(Collection entries)
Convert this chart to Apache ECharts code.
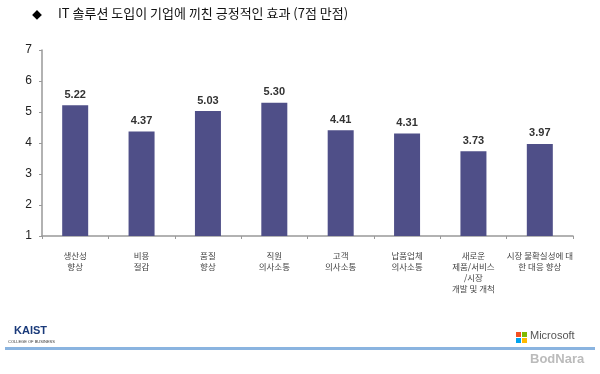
<!DOCTYPE html>
<html><head><meta charset="utf-8">
<script src="https://cdn.jsdelivr.net/npm/echarts@6/dist/echarts.min.js"></script>
<style>html,body{margin:0;padding:0;background:#fff}#c{width:600px;height:374px}</style>
</head><body><div id="c"></div>
<script>
var categories = ['생산성\n향상','비용\n절감','품질\n향상','직원\n의사소통','고객\n의사소통','납품업체\n의사소통','새로운\n제품/서비스\n/시장\n개발 및 개척','시장 불확실성에 대\n한 대응 향상'];
var values = [5.22, 4.37, 5.03, 5.30, 4.41, 4.31, 3.73, 3.97];
var yTicks = [1,2,3,4,5,6,7];
var titleText = 'IT 솔루션 도입이 기업에 끼친 긍정적인 효과 (7점 만점)';

var chart = echarts.init(document.getElementById('c'), null, {renderer:'canvas'});
var font = '"Noto Sans CJK KR", "Noto Sans", sans-serif';
chart.setOption({
  animation:false,
  textStyle:{fontFamily:font},
  grid:{left:42, top:50, right:27, bottom:138, containLabel:false},
  graphic:[
    {type:'text', left:32, top:10, style:{text:'◆', fontSize:10, fill:'#000', fontFamily:font}},
    {type:'text', left:58, top:7, style:{text:titleText, fontSize:13, fill:'#111', fontFamily:font}},
    {type:'text', left:14, top:325, style:{text:'KAIST', fontSize:11, fontWeight:'bold', fill:'#1a3a7a', fontFamily:'Arial, sans-serif'}},
    {type:'text', left:8, top:340, style:{text:'COLLEGE OF BUSINESS', fontSize:4, fill:'#333', fontFamily:'Arial, sans-serif'}},
    {type:'rect', left:5, top:347, shape:{width:590, height:3}, style:{fill:'#8ab4e0'}},
    {type:'rect', left:516, top:332, shape:{width:5, height:5}, style:{fill:'#f25022'}},
    {type:'rect', left:522, top:332, shape:{width:5, height:5}, style:{fill:'#7fba00'}},
    {type:'rect', left:516, top:338, shape:{width:5, height:5}, style:{fill:'#00a4ef'}},
    {type:'rect', left:522, top:338, shape:{width:5, height:5}, style:{fill:'#ffb900'}},
    {type:'text', left:530, top:330, style:{text:'Microsoft', fontSize:11, fill:'#555', fontFamily:'Arial, sans-serif'}},
    {type:'text', left:530, top:353, style:{text:'BodNara', fontSize:13, fontWeight:'bold', fill:'#bbb', fontFamily:'Arial, sans-serif'}}
  ],
  xAxis:{
    type:'category', data:categories,
    axisLine:{lineStyle:{color:'#999', width:1.5}},
    axisTick:{show:true, alignWithLabel:false, length:3, lineStyle:{color:'#999'}},
    axisLabel:{interval:0, fontSize:8.5, color:'#444', lineHeight:11, margin:14, fontFamily:font}
  },
  yAxis:{
    type:'value', min:1, max:7, interval:1,
    axisLine:{show:true, lineStyle:{color:'#999', width:1.5}},
    axisTick:{show:true, length:3, lineStyle:{color:'#999'}},
    splitLine:{show:false},
    axisLabel:{fontSize:12, color:'#222', margin:10, fontFamily:'Arial, sans-serif',
      formatter:function(v){return yTicks.indexOf(v)>=0? String(v):'';}}
  },
  series:[{
    type:'bar', data:values, barWidth:26,
    itemStyle:{color:'#4f4f88'},
    label:{show:true, position:'top', distance:5, fontSize:11, fontWeight:'bold', color:'#333', fontFamily:'Arial, sans-serif',
      formatter:function(p){return p.value.toFixed(2);}}
  }]
});
</script></body></html>
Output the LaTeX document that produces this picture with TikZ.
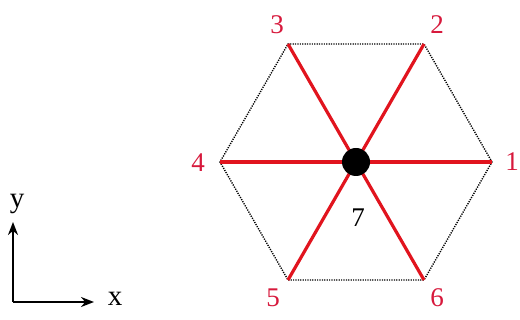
\documentclass[tikz,border=0pt]{standalone}
\usepackage{fontspec}
\setmainfont{Liberation Serif}
\usetikzlibrary{arrows.meta}
\definecolor{spoke}{RGB}{225,20,30}
\definecolor{lbl}{RGB}{215,25,60}
\begin{document}
\begin{tikzpicture}[x=1pt,y=-1pt,
  spokeline/.style={draw=spoke,line width=3.2pt},
  rimline/.style={draw=black,line width=1.4pt,dash pattern=on 1.2pt off 1.2pt},
  vlabel/.style={text=lbl,font=\fontsize{27}{30}\selectfont,inner sep=0pt},
  axis/.style={draw=black,line width=2pt,-{Stealth[length=13pt,width=10pt]}},
  axlabel/.style={font=\fontsize{29}{30}\selectfont,inner sep=0pt}]
\useasboundingbox (0,0) rectangle (520,320);
\coordinate (c0) at (356,162);
\coordinate (v1) at (492,162);
\coordinate (v2) at (424,44);
\coordinate (v3) at (288,44);
\coordinate (v4) at (220,162);
\coordinate (v5) at (288,280);
\coordinate (v6) at (424,280);
\draw[rimline] (v1) -- (v2) -- (v3) -- (v4) -- (v5) -- (v6) -- cycle;
\foreach \i in {1,...,6} {\draw[spokeline] (c0) -- (v\i);}
\node[circle,fill=black,minimum size=28pt,inner sep=0pt] (c) at (c0) {};
\node[vlabel] (l1) at (512,162) {1};
\node[vlabel] (l2) at (437,25) {2};
\node[vlabel] (l3) at (277,25) {3};
\node[vlabel] (l4) at (198,163) {4};
\node[vlabel] (l5) at (273,298) {5};
\node[vlabel] (l6) at (437,298) {6};
\node[vlabel,text=black] (l7) at (358,218) {7};
\coordinate (o) at (13,302);
\coordinate (ay) at (13,222);
\coordinate (ax) at (94,302);
\draw[axis] (o) -- (ay);
\draw[axis] (o) -- (ax);
\node[axlabel] (ylab) at (17,204) {y};
\node[axlabel] (xlab) at (115,299) {x};
\end{tikzpicture}
\end{document}
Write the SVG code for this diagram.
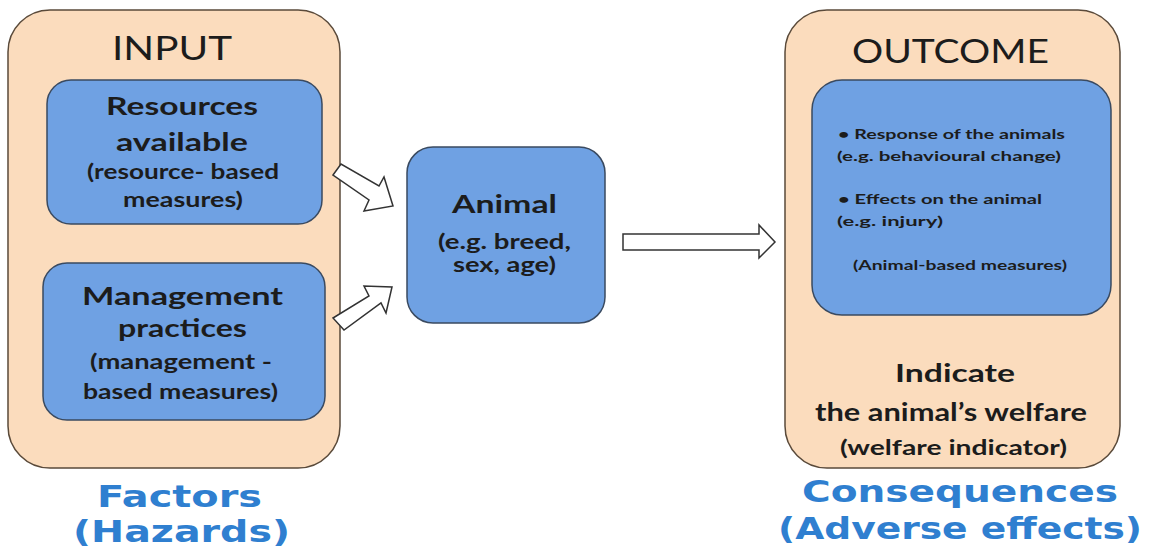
<svg xmlns="http://www.w3.org/2000/svg" width="1154" height="552" viewBox="0 0 1154 552">
<style>
.panel{fill:#fbdcbd;stroke:#5a4a3a;stroke-width:1.5}
.box{fill:#6fa1e3;stroke:#3a4a60;stroke-width:1.5}
.arrow{fill:#fff;stroke:#333;stroke-width:1.5;stroke-linejoin:miter}
text{font-family:Lato,"Open Sans","Liberation Sans",sans-serif;fill:#1c1c1c;text-anchor:start}
.title{font-size:33px;font-weight:400}
.big{font-size:25px;font-weight:700}
.mid{font-size:20px;font-weight:700}
.small{font-size:14px;font-weight:700}
.foot{font-family:"DejaVu Sans","Liberation Sans",sans-serif;font-size:31px;font-weight:700;fill:#2f7fd0}
</style>
<rect width="1154" height="552" fill="#fff"/>
<g id="input">
<rect class="panel" x="8" y="10" width="332" height="458" rx="42"/>
<text class="title" x="112" y="60" textLength="120" lengthAdjust="spacingAndGlyphs">INPUT</text>
</g>
<g id="resources">
<rect class="box" x="47" y="80" width="275" height="144" rx="24"/>
<text class="big" x="106" y="115" textLength="152" lengthAdjust="spacingAndGlyphs">Resources</text>
<text class="big" x="116" y="151" textLength="132" lengthAdjust="spacingAndGlyphs">available</text>
<text class="mid" x="87" y="179" textLength="192" lengthAdjust="spacingAndGlyphs">(resource- based</text>
<text class="mid" x="123" y="207" textLength="120" lengthAdjust="spacingAndGlyphs">measures)</text>
</g>
<g id="management">
<rect class="box" x="43" y="263" width="282" height="157" rx="24"/>
<text class="big" x="82" y="305" textLength="201" lengthAdjust="spacingAndGlyphs">Management</text>
<text class="big" x="118" y="337" textLength="129" lengthAdjust="spacingAndGlyphs">practices</text>
<text class="mid" x="90" y="369" textLength="182" lengthAdjust="spacingAndGlyphs">(management -</text>
<text class="mid" x="83" y="399" textLength="195" lengthAdjust="spacingAndGlyphs">based measures)</text>
</g>
<g id="animal">
<rect class="box" x="407" y="147" width="198" height="176" rx="26"/>
<text class="big" x="452" y="213" textLength="105" lengthAdjust="spacingAndGlyphs">Animal</text>
<text class="mid" x="438" y="249" textLength="133" lengthAdjust="spacingAndGlyphs">(e.g. breed,</text>
<text class="mid" x="453" y="272" textLength="103" lengthAdjust="spacingAndGlyphs">sex, age)</text>
</g>
<g id="outcome">
<rect class="panel" x="785" y="10" width="335" height="458" rx="42"/>
<text class="title" x="852" y="63" textLength="197" lengthAdjust="spacingAndGlyphs">OUTCOME</text>
<text class="big" x="895" y="382" textLength="120" lengthAdjust="spacingAndGlyphs">Indicate</text>
<text class="big" x="815" y="421" textLength="272" lengthAdjust="spacingAndGlyphs">the animal’s welfare</text>
<text class="mid" x="840" y="455" textLength="227" lengthAdjust="spacingAndGlyphs">(welfare indicator)</text>
</g>
<g id="measures">
<rect class="box" x="812" y="80" width="299" height="235" rx="30"/>
<text class="small" x="838" y="139" textLength="227" lengthAdjust="spacingAndGlyphs">• Response of the animals</text>
<text class="small" x="837" y="161" textLength="224" lengthAdjust="spacingAndGlyphs">(e.g. behavioural change)</text>
<text class="small" x="838" y="204" textLength="204" lengthAdjust="spacingAndGlyphs">• Effects on the animal</text>
<text class="small" x="837" y="226" textLength="106" lengthAdjust="spacingAndGlyphs">(e.g. injury)</text>
<text class="small" x="853" y="270" textLength="214" lengthAdjust="spacingAndGlyphs">(Animal-based measures)</text>
</g>
<g id="labels">
<text class="foot" x="97" y="507" textLength="165" lengthAdjust="spacingAndGlyphs">Factors</text>
<text class="foot" x="73" y="542" textLength="217" lengthAdjust="spacingAndGlyphs">(Hazards)</text>
<text class="foot" x="802" y="502" textLength="316" lengthAdjust="spacingAndGlyphs">Consequences</text>
<text class="foot" x="778" y="539" textLength="364" lengthAdjust="spacingAndGlyphs">(Adverse effects)</text>
</g>
<g id="connectors">
<polygon class="arrow" points="333,175 341,164 379,186 384,177 393,206 364,211 369,200"/>
<polygon class="arrow" points="344,330 333,318 369,296 364,286 392,287 386,313 381,303"/>
<polygon class="arrow" points="623,234 759,234 759,225 775,242 759,258 759,250 623,250"/>
</g>
</svg>
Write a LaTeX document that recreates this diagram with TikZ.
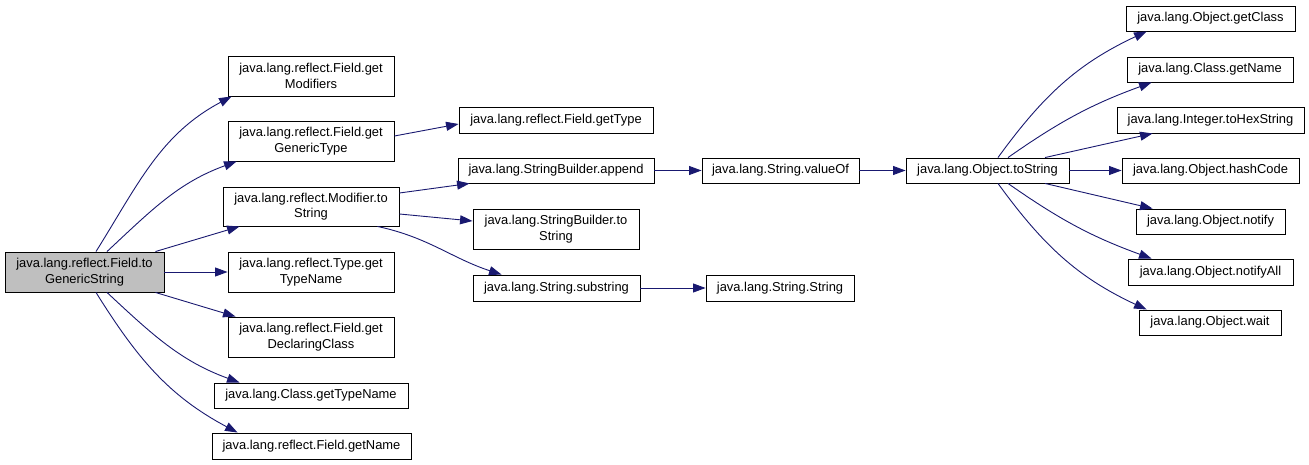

What to work on →
Which lines of the data above contain "code"? Copy each one.

Output of the exercise →
Convert this chart to Apache ECharts code.
Write the SVG code for this diagram.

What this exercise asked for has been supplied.